In “Blanco Te Dices Tú” (“You Say You Are White”), she touches on ethnic solidarity and identity.

She writes: “Blanco te dices tú Manuel / Negro eres como yo / … El barco en que navegas tú, / es el mismo en que navego yo. / Si te hundes tú, / también me hundo yo.(You say you are white,Manuel / You are black like me / … The boat you are sailing in / is the same one I am sailing in. / If you sink, / I sink, too.) In a section of “Humanization,” she shows a more universal side of her philosophy. “Am I human? / I speak / … I see myself and / I love myself. / I see another me and / I love them because / I love myself,” the poem reads.

Most of the poems in “Ciénaga” are written in the forms of tú y yo (you and me), but they are not autobiographical, Bernard said.

“My poems are a compilation of my life, but my life in plural terms,” she explained. “I think very few poems and maybe no poems are a reflection of me as an individual. (My poetry) is very socialistic in that way because that’s what I have been doing all my life, social work.”

Much of Bernard’s work revolves around language. The daughter of an English teacher, she has had a lifelong interest in the power of words and teaching.
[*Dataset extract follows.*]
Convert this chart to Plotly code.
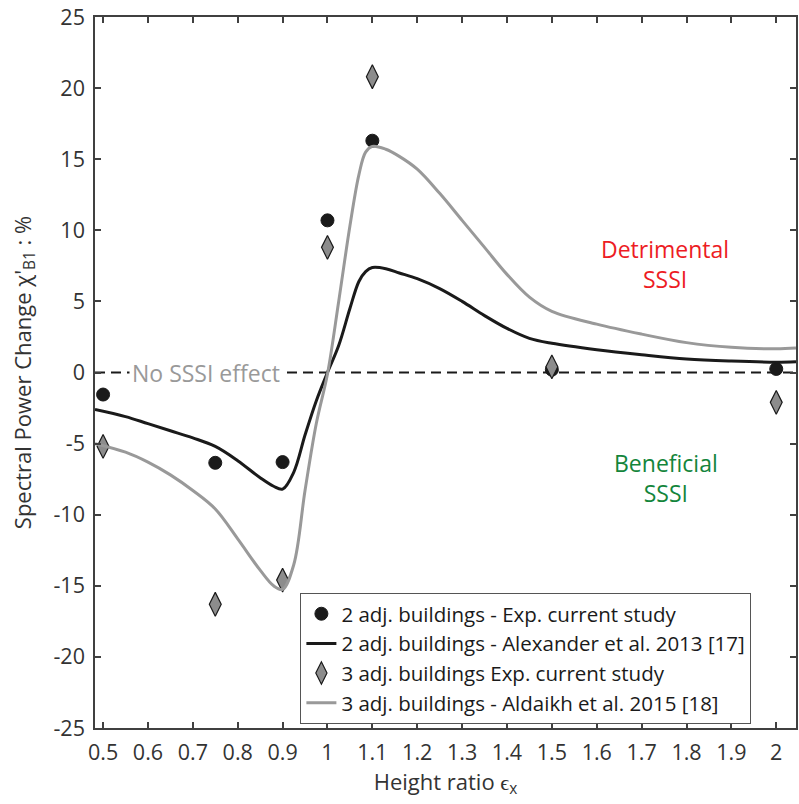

She began teaching in 1956, and after leading classes in San José and Heredia, north of the capital, she went back to school to get an advanced degree in English education.

As the first black woman to graduate with an advanced degree in the subject at the University of Costa Rica (UCR), she faced numerous roadblocks, she said. But she persevered, graduated and went on to earn postgraduate degrees in linguistics and educational television in Wales and England.

Back in Costa Rica in 1974, she led the “Limón Educational Plan” for the Ministry of Public Education (MEP), which aimed to ease tensions between the Afro-Caribbean and Latino populations in the region through bilingual and bicultural education.

More recently, she started a course at the UCR called “Introduction to African-American Culture: Africa in America.” She taught the course from 1982 to 1993 to increase understanding of black history.

“You must talk in your universities to all your students about black history,” she said.

“If you talk only about European history and nothing about the history of other groups, then you are leaving your students hungry and they can’t understand who is in front of them.”

She also hoped to mold leaders, and she did. One of her students was former legislator and vice-presidential candidate Epsy Campbell.

Speaking to The Tico Times earlier this month, Bernard unearthed from her desk unpublished books of poetry (for posterity, she laughed) and programs from events she had recently attended. She said she is retired from public life, but hasn’t slowed down.

At the time of the interview in her home in the eastern San José suburb of San Pedro, she had just returned from a Caribbean women writers’ conference in the U.S. state of Florida. She is also a member of the Afro-Costa Rican Studies Commission, which is working with MEP to get more black history into public school textbooks.

And – impatient for action – during the interview she was sketching out a new educational plan for the Caribbean province of Limón. Her fledgling plan would focus on Limón children who are not in school, harnessing their knowledge of Caribbean English to teach them a more universal form of the language. The idea is to help them increase their work options without making them abandon the dialect that is part of their cultural heritage.

“What we want is for them to be able to access a more standard English to be more competitive in the market,” she said.

At this point in her life, Bernard doesn’t hesitate to call herself a leader, and she is not the first to do so.

Among her awards are a 1991 distinguished citizenship award from the University for Peace, which hangs on her office wall, and a 1996 Griot award from the Pan-African Cultural Committee for contributing to the spiritual and cultural health of the community.

Bernard’s colleagues also praise her energy and relentless activism.

Ramiro Crawford, editor of Limón Roots magazine and a longtime activist in Costa Rica’s black community, had high praise for the poet.

“She has been an icon” of the community, he said.

“She has been a great promoter and defender of black culture,” echoed Hydée Jiménez, cultural promoter for the Ministry of Culture, Youth and Sports in Limón.